--- Data excerpt ---

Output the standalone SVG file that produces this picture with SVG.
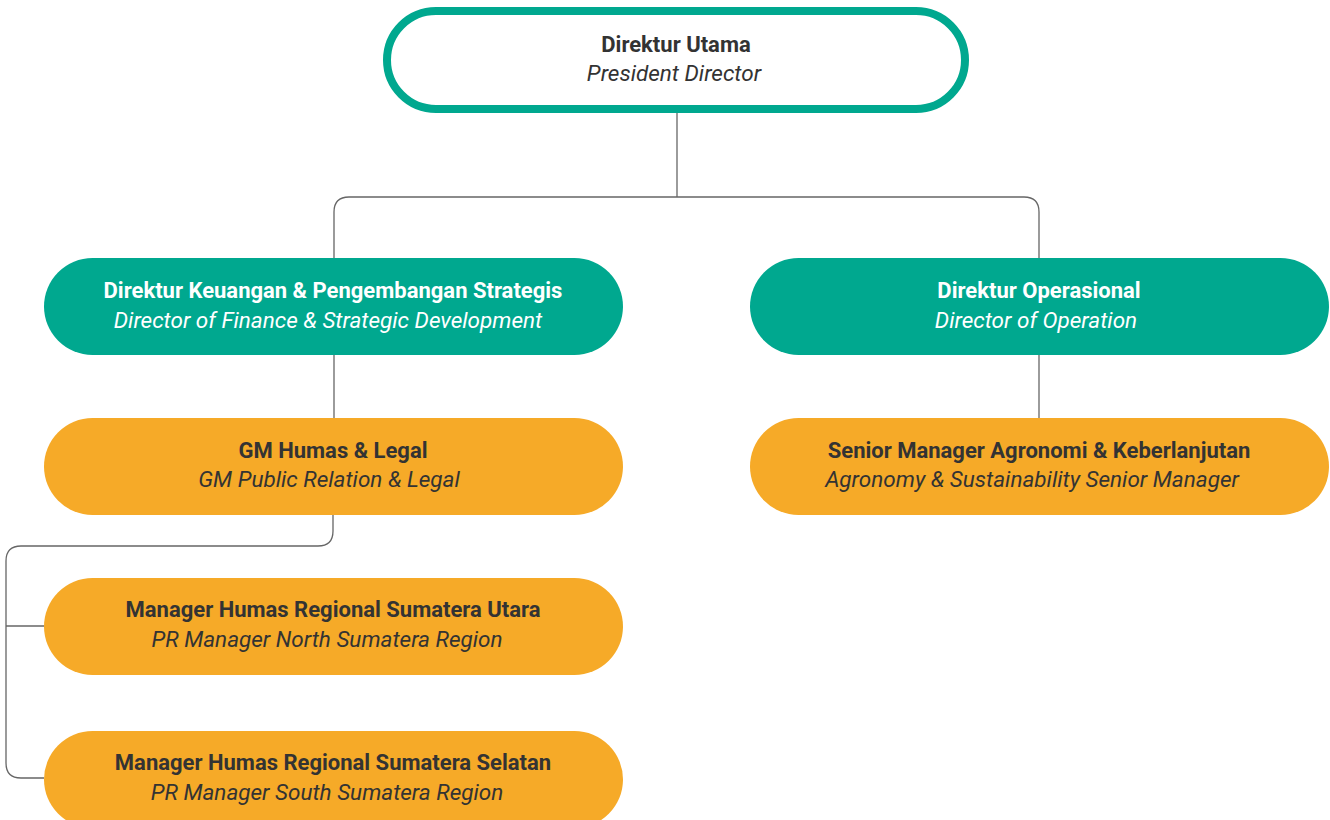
<svg xmlns="http://www.w3.org/2000/svg" width="1330" height="820" viewBox="0 0 1330 820">
<style>
.t{font-family:Roboto,"Liberation Sans",sans-serif;font-size:22px;text-anchor:middle}
.b{font-weight:bold}
.i{font-style:italic;font-size:22.5px}
.dark{fill:#333333}
.light{fill:#ffffff}
.teal{fill:#00A88F}
.orange{fill:#F6AA28}
.conn{fill:none;stroke:#666666;stroke-width:1.3}
</style>
<rect width="1330" height="820" fill="#ffffff"/>
<g id="connectors">
<path class="conn" d="M677 113 V197"/>
<path class="conn" d="M334 258 V212 Q334 197 349 197 H1024 Q1039 197 1039 212 V258"/>
<path class="conn" d="M334 355 V418"/>
<path class="conn" d="M1039 355 V418"/>
<path class="conn" d="M333 515 V531 Q333 546 318 546 H21 Q6 546 6 561 V763 Q6 778 21 778 H44"/>
<path class="conn" d="M6 626 H44"/>
</g>
<g id="n-president">
<rect x="387" y="11" width="578" height="98" rx="49" fill="#ffffff" stroke="#00A88F" stroke-width="8"/>
<text class="t b dark" x="676" y="52">Direktur Utama</text>
<text class="t i dark" x="674" y="81">President Director</text>
</g>
<g id="n-finance">
<rect class="teal" x="44" y="258" width="579" height="97" rx="48.5"/>
<text class="t b light" x="333" y="298">Direktur Keuangan &amp; Pengembangan Strategis</text>
<text class="t i light" x="328" y="328">Director of Finance &amp; Strategic Development</text>
</g>
<g id="n-operation">
<rect class="teal" x="750" y="258" width="579" height="97" rx="48.5"/>
<text class="t b light" x="1039" y="298">Direktur Operasional</text>
<text class="t i light" x="1036" y="328">Director of Operation</text>
</g>
<g id="n-gm">
<rect class="orange" x="44" y="418" width="579" height="97" rx="48.5"/>
<text class="t b dark" x="333" y="458">GM Humas &amp; Legal</text>
<text class="t i dark" x="329" y="487">GM Public Relation &amp; Legal</text>
</g>
<g id="n-agronomy">
<rect class="orange" x="750" y="418" width="579" height="97" rx="48.5"/>
<text class="t b dark" x="1039" y="458">Senior Manager Agronomi &amp; Keberlanjutan</text>
<text class="t i dark" x="1032" y="487">Agronomy &amp; Sustainability Senior Manager</text>
</g>
<g id="n-north">
<rect class="orange" x="44" y="578" width="579" height="97" rx="48.5"/>
<text class="t b dark" x="333" y="617">Manager Humas Regional Sumatera Utara</text>
<text class="t i dark" x="327" y="647">PR Manager North Sumatera Region</text>
</g>
<g id="n-south">
<rect class="orange" x="44" y="731" width="579" height="97" rx="48.5"/>
<text class="t b dark" x="333" y="770">Manager Humas Regional Sumatera Selatan</text>
<text class="t i dark" x="327" y="800">PR Manager South Sumatera Region</text>
</g>
</svg>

---

= Goal =
Return all of the data exactly as written, and drop the pictures.

= Full output =
Output the standalone SVG file that produces this picture with SVG.
<svg xmlns="http://www.w3.org/2000/svg" width="1330" height="820" viewBox="0 0 1330 820">
<style>
.t{font-family:Roboto,"Liberation Sans",sans-serif;font-size:22px;text-anchor:middle}
.b{font-weight:bold}
.i{font-style:italic;font-size:22.5px}
.dark{fill:#333333}
.light{fill:#ffffff}
.teal{fill:#00A88F}
.orange{fill:#F6AA28}
.conn{fill:none;stroke:#666666;stroke-width:1.3}
</style>
<rect width="1330" height="820" fill="#ffffff"/>
<g id="connectors">
<path class="conn" d="M677 113 V197"/>
<path class="conn" d="M334 258 V212 Q334 197 349 197 H1024 Q1039 197 1039 212 V258"/>
<path class="conn" d="M334 355 V418"/>
<path class="conn" d="M1039 355 V418"/>
<path class="conn" d="M333 515 V531 Q333 546 318 546 H21 Q6 546 6 561 V763 Q6 778 21 778 H44"/>
<path class="conn" d="M6 626 H44"/>
</g>
<g id="n-president">
<rect x="387" y="11" width="578" height="98" rx="49" fill="#ffffff" stroke="#00A88F" stroke-width="8"/>
<text class="t b dark" x="676" y="52">Direktur Utama</text>
<text class="t i dark" x="674" y="81">President Director</text>
</g>
<g id="n-finance">
<rect class="teal" x="44" y="258" width="579" height="97" rx="48.5"/>
<text class="t b light" x="333" y="298">Direktur Keuangan &amp; Pengembangan Strategis</text>
<text class="t i light" x="328" y="328">Director of Finance &amp; Strategic Development</text>
</g>
<g id="n-operation">
<rect class="teal" x="750" y="258" width="579" height="97" rx="48.5"/>
<text class="t b light" x="1039" y="298">Direktur Operasional</text>
<text class="t i light" x="1036" y="328">Director of Operation</text>
</g>
<g id="n-gm">
<rect class="orange" x="44" y="418" width="579" height="97" rx="48.5"/>
<text class="t b dark" x="333" y="458">GM Humas &amp; Legal</text>
<text class="t i dark" x="329" y="487">GM Public Relation &amp; Legal</text>
</g>
<g id="n-agronomy">
<rect class="orange" x="750" y="418" width="579" height="97" rx="48.5"/>
<text class="t b dark" x="1039" y="458">Senior Manager Agronomi &amp; Keberlanjutan</text>
<text class="t i dark" x="1032" y="487">Agronomy &amp; Sustainability Senior Manager</text>
</g>
<g id="n-north">
<rect class="orange" x="44" y="578" width="579" height="97" rx="48.5"/>
<text class="t b dark" x="333" y="617">Manager Humas Regional Sumatera Utara</text>
<text class="t i dark" x="327" y="647">PR Manager North Sumatera Region</text>
</g>
<g id="n-south">
<rect class="orange" x="44" y="731" width="579" height="97" rx="48.5"/>
<text class="t b dark" x="333" y="770">Manager Humas Regional Sumatera Selatan</text>
<text class="t i dark" x="327" y="800">PR Manager South Sumatera Region</text>
</g>
</svg>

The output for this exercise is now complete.